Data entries
>>

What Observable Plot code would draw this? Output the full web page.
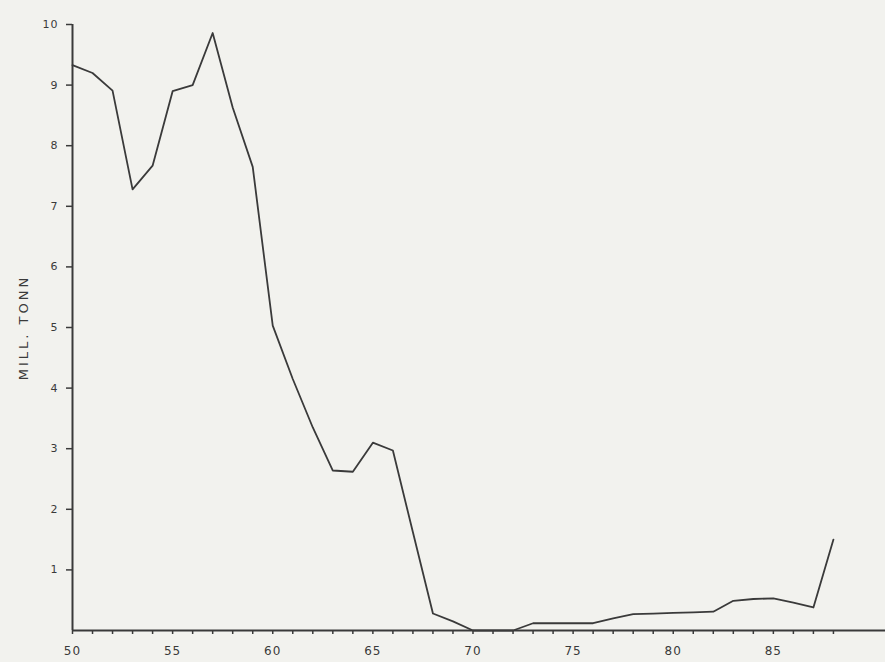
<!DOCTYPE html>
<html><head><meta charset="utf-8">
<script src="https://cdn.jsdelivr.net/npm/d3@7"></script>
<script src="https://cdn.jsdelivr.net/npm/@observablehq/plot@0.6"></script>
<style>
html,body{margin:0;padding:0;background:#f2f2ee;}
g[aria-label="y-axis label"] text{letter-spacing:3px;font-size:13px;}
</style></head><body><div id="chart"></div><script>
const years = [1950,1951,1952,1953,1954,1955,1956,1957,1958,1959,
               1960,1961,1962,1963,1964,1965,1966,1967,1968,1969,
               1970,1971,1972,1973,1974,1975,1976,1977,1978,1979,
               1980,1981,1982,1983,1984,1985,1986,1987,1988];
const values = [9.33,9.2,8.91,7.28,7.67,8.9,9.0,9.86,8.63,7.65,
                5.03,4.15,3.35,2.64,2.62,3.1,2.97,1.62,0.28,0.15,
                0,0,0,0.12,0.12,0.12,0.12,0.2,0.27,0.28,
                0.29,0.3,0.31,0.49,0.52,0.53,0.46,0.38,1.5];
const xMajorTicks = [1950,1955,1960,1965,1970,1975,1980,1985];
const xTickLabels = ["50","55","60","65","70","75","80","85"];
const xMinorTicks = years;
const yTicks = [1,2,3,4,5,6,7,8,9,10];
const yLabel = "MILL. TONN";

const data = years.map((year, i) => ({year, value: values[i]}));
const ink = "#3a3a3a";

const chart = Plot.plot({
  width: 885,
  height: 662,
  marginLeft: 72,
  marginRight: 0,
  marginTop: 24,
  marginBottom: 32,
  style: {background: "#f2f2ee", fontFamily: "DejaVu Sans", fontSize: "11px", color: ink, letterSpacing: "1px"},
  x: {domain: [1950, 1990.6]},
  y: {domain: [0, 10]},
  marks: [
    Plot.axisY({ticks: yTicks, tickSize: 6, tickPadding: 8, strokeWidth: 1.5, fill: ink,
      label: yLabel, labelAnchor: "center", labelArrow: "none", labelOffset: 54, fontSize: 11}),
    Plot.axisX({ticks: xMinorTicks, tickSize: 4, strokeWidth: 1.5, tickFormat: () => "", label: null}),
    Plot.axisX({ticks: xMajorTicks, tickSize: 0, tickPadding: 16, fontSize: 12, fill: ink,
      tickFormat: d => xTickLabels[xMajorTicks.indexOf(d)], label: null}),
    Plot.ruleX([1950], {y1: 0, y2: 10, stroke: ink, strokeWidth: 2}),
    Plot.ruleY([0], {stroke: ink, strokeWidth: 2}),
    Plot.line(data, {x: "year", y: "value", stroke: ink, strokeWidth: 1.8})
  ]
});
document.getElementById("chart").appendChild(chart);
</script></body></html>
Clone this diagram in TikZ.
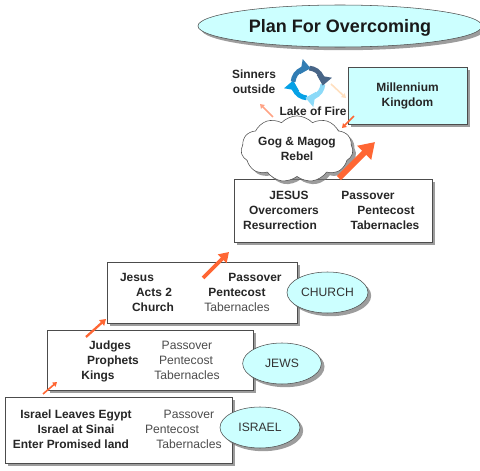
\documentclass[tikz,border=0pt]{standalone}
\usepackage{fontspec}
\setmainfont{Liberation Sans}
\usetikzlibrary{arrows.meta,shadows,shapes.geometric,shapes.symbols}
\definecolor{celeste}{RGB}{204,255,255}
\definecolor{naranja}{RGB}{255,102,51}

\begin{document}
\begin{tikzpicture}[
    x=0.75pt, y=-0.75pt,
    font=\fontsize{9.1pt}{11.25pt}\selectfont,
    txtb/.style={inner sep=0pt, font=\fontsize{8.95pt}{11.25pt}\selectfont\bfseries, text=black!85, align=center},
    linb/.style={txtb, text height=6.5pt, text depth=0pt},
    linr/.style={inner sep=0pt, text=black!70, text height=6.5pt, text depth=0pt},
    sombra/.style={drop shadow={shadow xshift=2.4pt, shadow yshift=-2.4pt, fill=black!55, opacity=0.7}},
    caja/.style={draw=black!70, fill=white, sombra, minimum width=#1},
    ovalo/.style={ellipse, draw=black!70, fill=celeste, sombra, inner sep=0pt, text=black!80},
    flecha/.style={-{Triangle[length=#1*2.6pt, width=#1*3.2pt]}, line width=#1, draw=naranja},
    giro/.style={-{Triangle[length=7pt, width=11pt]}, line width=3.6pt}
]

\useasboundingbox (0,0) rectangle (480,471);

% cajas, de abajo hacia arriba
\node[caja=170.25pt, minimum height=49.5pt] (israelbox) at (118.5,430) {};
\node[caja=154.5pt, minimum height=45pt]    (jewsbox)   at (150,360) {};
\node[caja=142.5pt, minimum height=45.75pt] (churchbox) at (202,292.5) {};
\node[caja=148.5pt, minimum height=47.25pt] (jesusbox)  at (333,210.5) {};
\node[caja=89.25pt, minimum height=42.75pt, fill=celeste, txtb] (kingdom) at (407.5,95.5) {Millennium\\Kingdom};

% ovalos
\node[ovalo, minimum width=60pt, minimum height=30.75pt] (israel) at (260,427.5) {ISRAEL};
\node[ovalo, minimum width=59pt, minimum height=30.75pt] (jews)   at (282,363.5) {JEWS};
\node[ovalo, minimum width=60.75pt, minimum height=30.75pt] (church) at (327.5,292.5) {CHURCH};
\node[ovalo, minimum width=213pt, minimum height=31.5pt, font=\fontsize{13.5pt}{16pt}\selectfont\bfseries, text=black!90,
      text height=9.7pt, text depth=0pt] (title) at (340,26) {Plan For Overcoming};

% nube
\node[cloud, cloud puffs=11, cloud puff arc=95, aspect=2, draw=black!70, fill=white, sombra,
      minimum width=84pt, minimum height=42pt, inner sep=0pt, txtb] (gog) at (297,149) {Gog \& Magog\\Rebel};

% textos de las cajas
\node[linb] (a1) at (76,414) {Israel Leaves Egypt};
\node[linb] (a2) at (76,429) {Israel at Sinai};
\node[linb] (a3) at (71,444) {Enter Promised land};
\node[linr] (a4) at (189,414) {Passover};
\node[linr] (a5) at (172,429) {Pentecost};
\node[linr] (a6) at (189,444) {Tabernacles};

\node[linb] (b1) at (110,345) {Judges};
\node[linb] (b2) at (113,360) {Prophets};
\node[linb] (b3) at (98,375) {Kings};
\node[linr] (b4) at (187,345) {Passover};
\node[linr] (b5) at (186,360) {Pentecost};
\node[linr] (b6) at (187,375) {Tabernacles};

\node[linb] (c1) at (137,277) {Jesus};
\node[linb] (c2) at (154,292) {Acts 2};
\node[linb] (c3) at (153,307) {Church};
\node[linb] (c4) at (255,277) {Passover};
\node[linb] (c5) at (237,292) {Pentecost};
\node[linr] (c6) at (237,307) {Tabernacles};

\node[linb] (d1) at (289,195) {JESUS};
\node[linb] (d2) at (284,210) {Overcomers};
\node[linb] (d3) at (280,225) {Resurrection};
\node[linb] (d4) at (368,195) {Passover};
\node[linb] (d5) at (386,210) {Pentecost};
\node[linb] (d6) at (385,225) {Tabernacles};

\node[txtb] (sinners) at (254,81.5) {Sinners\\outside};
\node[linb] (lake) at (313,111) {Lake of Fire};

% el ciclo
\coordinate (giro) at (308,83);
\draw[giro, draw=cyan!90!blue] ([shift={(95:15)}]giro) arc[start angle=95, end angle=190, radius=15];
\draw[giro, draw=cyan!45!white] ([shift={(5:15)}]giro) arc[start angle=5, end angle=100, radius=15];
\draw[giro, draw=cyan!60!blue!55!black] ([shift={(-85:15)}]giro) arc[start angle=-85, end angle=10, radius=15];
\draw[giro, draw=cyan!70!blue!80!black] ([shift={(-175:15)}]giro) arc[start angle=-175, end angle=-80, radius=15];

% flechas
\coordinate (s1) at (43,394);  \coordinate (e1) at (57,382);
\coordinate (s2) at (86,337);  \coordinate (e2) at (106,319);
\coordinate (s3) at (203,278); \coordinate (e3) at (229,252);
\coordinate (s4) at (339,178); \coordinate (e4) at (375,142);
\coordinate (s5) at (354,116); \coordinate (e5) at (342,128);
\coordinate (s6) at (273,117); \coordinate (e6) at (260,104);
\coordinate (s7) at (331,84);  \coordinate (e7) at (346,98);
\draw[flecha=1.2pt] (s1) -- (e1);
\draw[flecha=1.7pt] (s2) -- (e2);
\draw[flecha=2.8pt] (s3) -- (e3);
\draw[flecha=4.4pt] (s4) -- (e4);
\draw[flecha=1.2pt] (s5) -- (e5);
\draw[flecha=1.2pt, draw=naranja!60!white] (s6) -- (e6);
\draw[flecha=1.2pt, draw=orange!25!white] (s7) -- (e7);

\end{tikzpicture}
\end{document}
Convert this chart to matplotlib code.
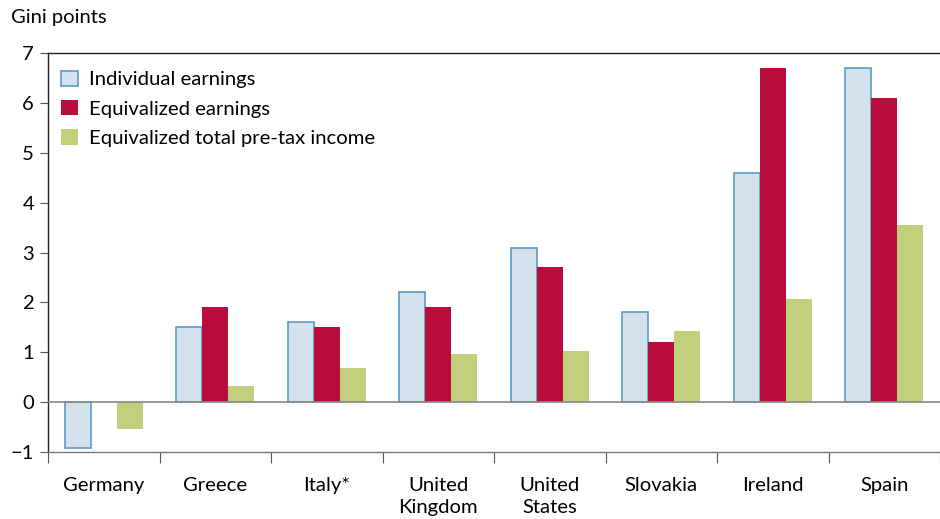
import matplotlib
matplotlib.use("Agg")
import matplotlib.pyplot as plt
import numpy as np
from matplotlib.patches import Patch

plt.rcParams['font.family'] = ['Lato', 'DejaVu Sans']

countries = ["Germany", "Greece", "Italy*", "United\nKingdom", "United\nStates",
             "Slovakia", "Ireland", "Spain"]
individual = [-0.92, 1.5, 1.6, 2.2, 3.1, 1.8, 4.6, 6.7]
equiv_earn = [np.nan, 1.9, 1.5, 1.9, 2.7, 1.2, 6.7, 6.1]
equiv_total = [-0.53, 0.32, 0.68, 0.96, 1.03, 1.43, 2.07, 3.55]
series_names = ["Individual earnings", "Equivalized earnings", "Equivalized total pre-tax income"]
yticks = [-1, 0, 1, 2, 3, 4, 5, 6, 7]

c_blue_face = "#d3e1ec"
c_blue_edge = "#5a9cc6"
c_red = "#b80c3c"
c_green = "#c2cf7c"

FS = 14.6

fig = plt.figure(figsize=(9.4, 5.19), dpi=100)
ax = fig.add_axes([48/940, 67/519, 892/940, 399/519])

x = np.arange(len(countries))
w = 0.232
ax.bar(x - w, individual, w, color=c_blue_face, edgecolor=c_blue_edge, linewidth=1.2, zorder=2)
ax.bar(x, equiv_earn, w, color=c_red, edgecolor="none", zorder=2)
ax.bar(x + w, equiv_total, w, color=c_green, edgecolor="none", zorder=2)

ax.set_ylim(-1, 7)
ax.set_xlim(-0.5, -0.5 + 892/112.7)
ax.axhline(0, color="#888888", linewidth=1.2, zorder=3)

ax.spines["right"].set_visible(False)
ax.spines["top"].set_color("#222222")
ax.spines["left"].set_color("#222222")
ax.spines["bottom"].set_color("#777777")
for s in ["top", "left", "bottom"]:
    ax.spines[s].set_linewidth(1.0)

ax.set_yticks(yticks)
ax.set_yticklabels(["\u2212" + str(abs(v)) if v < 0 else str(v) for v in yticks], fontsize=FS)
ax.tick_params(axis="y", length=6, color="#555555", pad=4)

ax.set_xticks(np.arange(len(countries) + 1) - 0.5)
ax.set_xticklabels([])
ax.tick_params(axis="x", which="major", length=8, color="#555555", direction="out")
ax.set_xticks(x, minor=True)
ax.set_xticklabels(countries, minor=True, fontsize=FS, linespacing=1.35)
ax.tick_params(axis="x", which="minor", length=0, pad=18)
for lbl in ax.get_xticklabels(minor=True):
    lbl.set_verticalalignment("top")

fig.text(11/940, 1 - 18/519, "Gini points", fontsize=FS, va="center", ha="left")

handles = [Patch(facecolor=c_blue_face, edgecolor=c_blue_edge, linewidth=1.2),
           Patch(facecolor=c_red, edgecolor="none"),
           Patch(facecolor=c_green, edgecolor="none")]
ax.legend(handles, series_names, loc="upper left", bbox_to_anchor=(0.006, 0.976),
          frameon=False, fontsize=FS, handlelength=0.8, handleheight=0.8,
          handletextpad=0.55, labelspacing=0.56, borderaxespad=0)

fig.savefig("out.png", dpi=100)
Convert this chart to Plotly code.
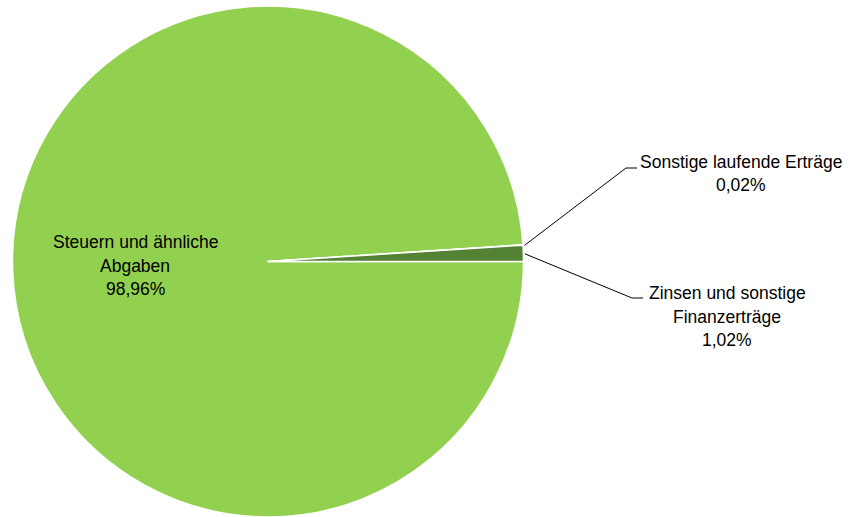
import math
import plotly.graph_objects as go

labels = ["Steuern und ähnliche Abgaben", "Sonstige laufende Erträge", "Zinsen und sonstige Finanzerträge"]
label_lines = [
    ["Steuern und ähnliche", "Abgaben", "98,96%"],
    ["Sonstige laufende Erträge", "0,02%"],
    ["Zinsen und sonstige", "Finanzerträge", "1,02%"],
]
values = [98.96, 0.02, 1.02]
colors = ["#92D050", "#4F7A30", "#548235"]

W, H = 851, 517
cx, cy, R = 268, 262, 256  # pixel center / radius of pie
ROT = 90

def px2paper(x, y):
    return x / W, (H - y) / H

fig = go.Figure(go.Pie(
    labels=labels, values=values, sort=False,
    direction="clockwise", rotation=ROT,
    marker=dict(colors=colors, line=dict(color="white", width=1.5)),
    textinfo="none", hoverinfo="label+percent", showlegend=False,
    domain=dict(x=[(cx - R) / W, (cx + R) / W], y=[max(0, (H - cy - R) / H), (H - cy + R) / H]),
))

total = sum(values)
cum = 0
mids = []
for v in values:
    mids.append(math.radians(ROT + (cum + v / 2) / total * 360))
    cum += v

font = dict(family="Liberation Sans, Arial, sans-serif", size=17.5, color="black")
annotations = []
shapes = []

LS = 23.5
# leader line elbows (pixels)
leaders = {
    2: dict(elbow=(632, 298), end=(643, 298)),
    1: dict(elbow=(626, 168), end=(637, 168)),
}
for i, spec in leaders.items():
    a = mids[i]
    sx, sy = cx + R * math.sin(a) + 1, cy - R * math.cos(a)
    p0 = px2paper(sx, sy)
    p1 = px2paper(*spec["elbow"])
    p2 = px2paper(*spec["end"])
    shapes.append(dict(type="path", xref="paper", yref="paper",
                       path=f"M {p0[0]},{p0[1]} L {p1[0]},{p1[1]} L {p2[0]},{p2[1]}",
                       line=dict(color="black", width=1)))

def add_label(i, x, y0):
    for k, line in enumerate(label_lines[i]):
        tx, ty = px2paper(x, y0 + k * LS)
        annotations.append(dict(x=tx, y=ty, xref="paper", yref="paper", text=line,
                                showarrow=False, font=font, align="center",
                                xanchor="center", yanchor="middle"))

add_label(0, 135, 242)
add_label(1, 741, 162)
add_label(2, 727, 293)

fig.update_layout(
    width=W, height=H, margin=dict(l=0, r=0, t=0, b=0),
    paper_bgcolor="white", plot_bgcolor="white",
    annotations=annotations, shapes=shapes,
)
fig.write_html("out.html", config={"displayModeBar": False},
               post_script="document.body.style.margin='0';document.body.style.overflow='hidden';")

<<

Leave the pictures out and print, exactly as written, every line from the one holding "Clone this diagram in TikZ." down to the one holding "(0,0) rectangle (480,471);", both of those included.

Clone this diagram in TikZ.
\documentclass[tikz,border=0pt]{standalone}
\usepackage{fontspec}
\setmainfont{Liberation Sans}
\usetikzlibrary{arrows.meta,shadows,shapes.geometric,shapes.symbols}
\definecolor{celeste}{RGB}{204,255,255}
\definecolor{naranja}{RGB}{255,102,51}

\begin{document}
\begin{tikzpicture}[
    x=0.75pt, y=-0.75pt,
    font=\fontsize{9.1pt}{11.25pt}\selectfont,
    txtb/.style={inner sep=0pt, font=\fontsize{8.95pt}{11.25pt}\selectfont\bfseries, text=black!85, align=center},
    linb/.style={txtb, text height=6.5pt, text depth=0pt},
    linr/.style={inner sep=0pt, text=black!70, text height=6.5pt, text depth=0pt},
    sombra/.style={drop shadow={shadow xshift=2.4pt, shadow yshift=-2.4pt, fill=black!55, opacity=0.7}},
    caja/.style={draw=black!70, fill=white, sombra, minimum width=#1},
    ovalo/.style={ellipse, draw=black!70, fill=celeste, sombra, inner sep=0pt, text=black!80},
    flecha/.style={-{Triangle[length=#1*2.6pt, width=#1*3.2pt]}, line width=#1, draw=naranja},
    giro/.style={-{Triangle[length=7pt, width=11pt]}, line width=3.6pt}
]

\useasboundingbox (0,0) rectangle (480,471);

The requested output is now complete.